The UNESCO Institute for Lifelong Learning, one of UNESCO’s specialist institutions with a core mandate for literacy and lifelong learning, has been asked by UNESCO to lead the consultation process for establishing the Global Alliance for Literacy within the Framework of Lifelong Learning (GAL). As literacy will play a direct or indirect role in achieving many of the Sustainable Development Goals (SDGs), GAL aims to help Member States make accelerated progress towards the 2030 Agenda for Sustainable Development. The Alliance, which will be composed of experts and representatives of UN and government agencies, donors, national and international non-governmental organizations, and the private sector, will work towards improving literacy for sustainable development through concrete action and tangible outcomes.

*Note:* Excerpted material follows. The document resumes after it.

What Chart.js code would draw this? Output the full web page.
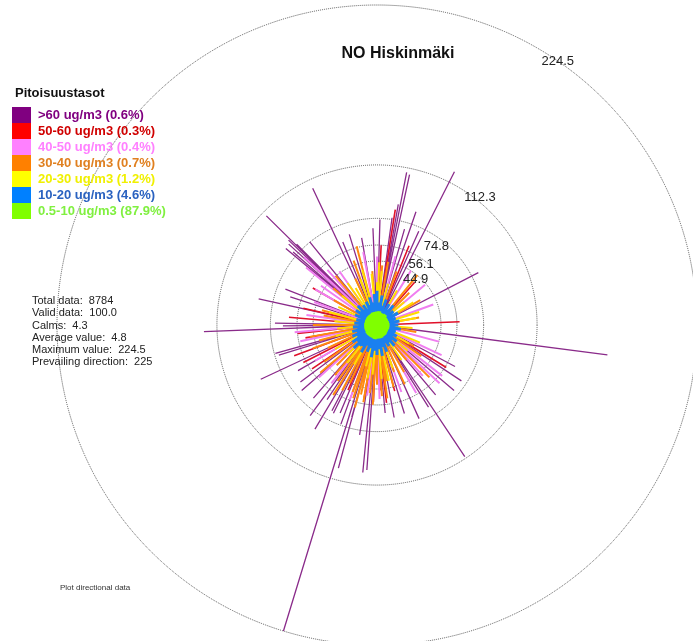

Reasons for establishing GAL
The international community recognizes literacy as an ‘indispensable foundation for independent learning’ in the Education 2030 Incheon Declaration and Framework for Action. ‘A world with universal literacy’ is also a key part of the vision set out in the 2030 Agenda for Sustainable Development, which was adopted by the United Nations General Assembly in 2015. The Agenda’s target for literacy is ‘to ensure that all youth and a substantial proportion of adults, both men and women, achieve literacy and numeracy’ by 2030 (Target 4.6). GAL aims to help Member States achieve this ambitious target.
Challenges for GAL
GAL will encourage policy coherence and take action to promote the mobilization of resources, the availability of high-quality and timely data through improved assessment and monitoring, the effective utilization of information and communications technology, and the creation of multi-stakeholder partnerships at regional and national levels. Furthermore, GAL will be transversal in three ways: across age (from early childhood through to adulthood); across languages and cultures (with special attention paid to gender, diversity, inclusion and empowerment); and across sectors (such as education, health and sanitation, agriculture, environment and climate, employment and industry, and urbanization and migration). In short, GAL will stimulate and promote collaborative programmes that connect literacy with the sustainable development agenda within a lifelong and life-wide approach.
GAL will be shaped by Member States and development partners as an effective platform for sustained action at all levels. Some promising pathways include:
- fostering innovation and the creative use of technology;
- supporting decentralized, community-managed learning centres;
- promoting literacy assessment practices that enhance learner motivation and improve programmes;
- placing an emphasis on using literacy and numeracy skills in daily life; and
- offering a large menu of options in different languages to address diverse learning needs.